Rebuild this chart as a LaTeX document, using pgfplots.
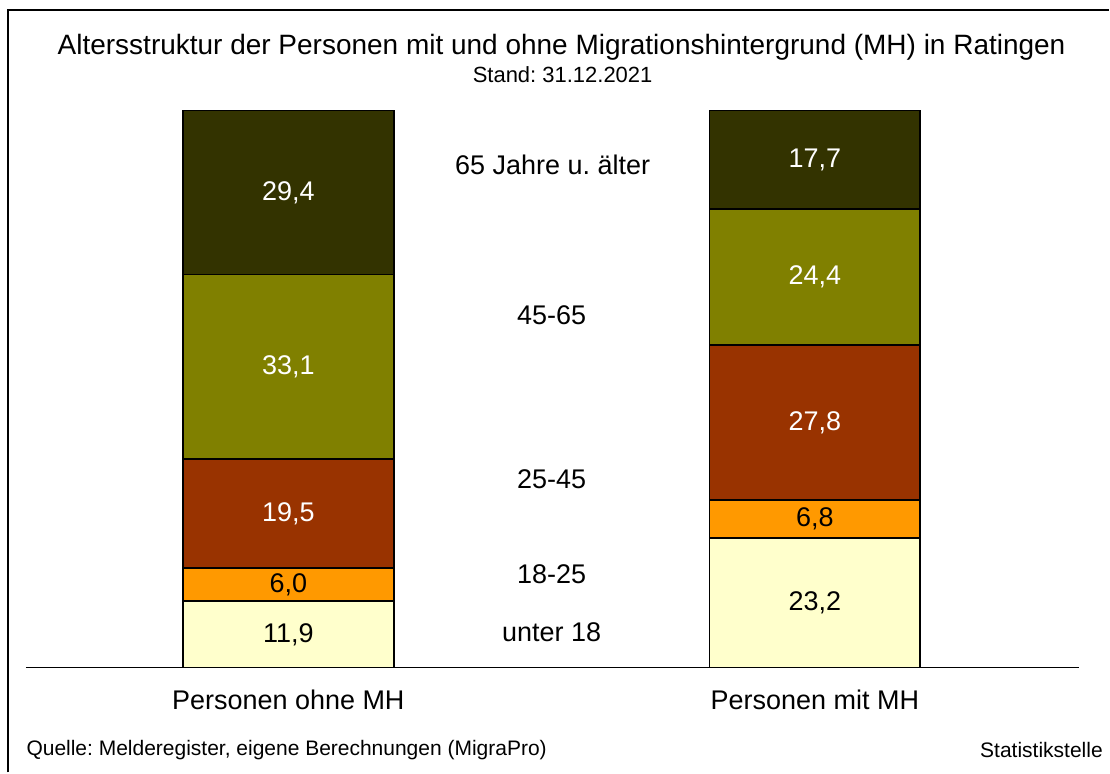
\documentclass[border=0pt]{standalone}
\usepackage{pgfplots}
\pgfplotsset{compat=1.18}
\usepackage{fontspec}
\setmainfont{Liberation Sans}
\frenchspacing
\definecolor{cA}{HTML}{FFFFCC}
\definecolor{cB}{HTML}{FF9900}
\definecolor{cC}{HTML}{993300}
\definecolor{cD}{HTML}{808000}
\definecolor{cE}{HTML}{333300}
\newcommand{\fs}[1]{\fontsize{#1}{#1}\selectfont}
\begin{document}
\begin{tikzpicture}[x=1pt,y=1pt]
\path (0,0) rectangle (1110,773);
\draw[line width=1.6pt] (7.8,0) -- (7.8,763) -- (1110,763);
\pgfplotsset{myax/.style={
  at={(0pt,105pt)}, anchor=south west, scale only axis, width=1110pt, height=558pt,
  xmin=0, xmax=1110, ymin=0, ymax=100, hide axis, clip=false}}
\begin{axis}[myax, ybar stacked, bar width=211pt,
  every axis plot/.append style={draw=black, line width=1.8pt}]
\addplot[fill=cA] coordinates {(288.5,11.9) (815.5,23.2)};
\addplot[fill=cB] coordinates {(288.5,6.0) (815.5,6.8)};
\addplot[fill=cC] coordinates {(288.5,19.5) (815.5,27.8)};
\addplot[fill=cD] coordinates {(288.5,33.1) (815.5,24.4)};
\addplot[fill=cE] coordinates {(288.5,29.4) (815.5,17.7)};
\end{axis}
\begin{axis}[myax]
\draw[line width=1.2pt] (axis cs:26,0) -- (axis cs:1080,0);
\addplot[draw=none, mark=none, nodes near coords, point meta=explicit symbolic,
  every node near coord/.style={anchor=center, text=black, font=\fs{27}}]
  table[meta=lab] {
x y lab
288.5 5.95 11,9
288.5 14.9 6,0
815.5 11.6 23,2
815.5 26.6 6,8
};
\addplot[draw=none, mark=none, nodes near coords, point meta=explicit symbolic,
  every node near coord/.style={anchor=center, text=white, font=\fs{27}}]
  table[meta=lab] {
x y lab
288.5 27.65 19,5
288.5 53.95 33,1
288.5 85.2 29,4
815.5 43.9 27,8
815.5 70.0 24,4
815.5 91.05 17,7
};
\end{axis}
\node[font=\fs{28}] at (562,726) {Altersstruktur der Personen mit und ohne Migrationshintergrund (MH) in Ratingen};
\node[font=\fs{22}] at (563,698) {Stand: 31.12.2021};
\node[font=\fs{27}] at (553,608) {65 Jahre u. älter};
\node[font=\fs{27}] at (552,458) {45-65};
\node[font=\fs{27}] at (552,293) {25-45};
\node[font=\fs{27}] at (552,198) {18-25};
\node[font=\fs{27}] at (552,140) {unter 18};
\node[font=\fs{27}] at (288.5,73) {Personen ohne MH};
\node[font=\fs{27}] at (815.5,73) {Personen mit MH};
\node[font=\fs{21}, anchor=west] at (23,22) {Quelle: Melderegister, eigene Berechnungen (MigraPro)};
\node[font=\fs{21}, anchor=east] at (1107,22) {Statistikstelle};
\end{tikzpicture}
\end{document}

#####

### SHORT EXERCISE
From the listing, extract all text exactly as given and drop any picture.

### RESPONSE FOR THIS EXERCISE
Rebuild this chart as a LaTeX document, using pgfplots.
\documentclass[border=0pt]{standalone}
\usepackage{pgfplots}
\pgfplotsset{compat=1.18}
\usepackage{fontspec}
\setmainfont{Liberation Sans}
\frenchspacing
\definecolor{cA}{HTML}{FFFFCC}
\definecolor{cB}{HTML}{FF9900}
\definecolor{cC}{HTML}{993300}
\definecolor{cD}{HTML}{808000}
\definecolor{cE}{HTML}{333300}
\newcommand{\fs}[1]{\fontsize{#1}{#1}\selectfont}
\begin{document}
\begin{tikzpicture}[x=1pt,y=1pt]
\path (0,0) rectangle (1110,773);
\draw[line width=1.6pt] (7.8,0) -- (7.8,763) -- (1110,763);
\pgfplotsset{myax/.style={
  at={(0pt,105pt)}, anchor=south west, scale only axis, width=1110pt, height=558pt,
  xmin=0, xmax=1110, ymin=0, ymax=100, hide axis, clip=false}}
\begin{axis}[myax, ybar stacked, bar width=211pt,
  every axis plot/.append style={draw=black, line width=1.8pt}]
\addplot[fill=cA] coordinates {(288.5,11.9) (815.5,23.2)};
\addplot[fill=cB] coordinates {(288.5,6.0) (815.5,6.8)};
\addplot[fill=cC] coordinates {(288.5,19.5) (815.5,27.8)};
\addplot[fill=cD] coordinates {(288.5,33.1) (815.5,24.4)};
\addplot[fill=cE] coordinates {(288.5,29.4) (815.5,17.7)};
\end{axis}
\begin{axis}[myax]
\draw[line width=1.2pt] (axis cs:26,0) -- (axis cs:1080,0);
\addplot[draw=none, mark=none, nodes near coords, point meta=explicit symbolic,
  every node near coord/.style={anchor=center, text=black, font=\fs{27}}]
  table[meta=lab] {
x y lab
288.5 5.95 11,9
288.5 14.9 6,0
815.5 11.6 23,2
815.5 26.6 6,8
};
\addplot[draw=none, mark=none, nodes near coords, point meta=explicit symbolic,
  every node near coord/.style={anchor=center, text=white, font=\fs{27}}]
  table[meta=lab] {
x y lab
288.5 27.65 19,5
288.5 53.95 33,1
288.5 85.2 29,4
815.5 43.9 27,8
815.5 70.0 24,4
815.5 91.05 17,7
};
\end{axis}
\node[font=\fs{28}] at (562,726) {Altersstruktur der Personen mit und ohne Migrationshintergrund (MH) in Ratingen};
\node[font=\fs{22}] at (563,698) {Stand: 31.12.2021};
\node[font=\fs{27}] at (553,608) {65 Jahre u. älter};
\node[font=\fs{27}] at (552,458) {45-65};
\node[font=\fs{27}] at (552,293) {25-45};
\node[font=\fs{27}] at (552,198) {18-25};
\node[font=\fs{27}] at (552,140) {unter 18};
\node[font=\fs{27}] at (288.5,73) {Personen ohne MH};
\node[font=\fs{27}] at (815.5,73) {Personen mit MH};
\node[font=\fs{21}, anchor=west] at (23,22) {Quelle: Melderegister, eigene Berechnungen (MigraPro)};
\node[font=\fs{21}, anchor=east] at (1107,22) {Statistikstelle};
\end{tikzpicture}
\end{document}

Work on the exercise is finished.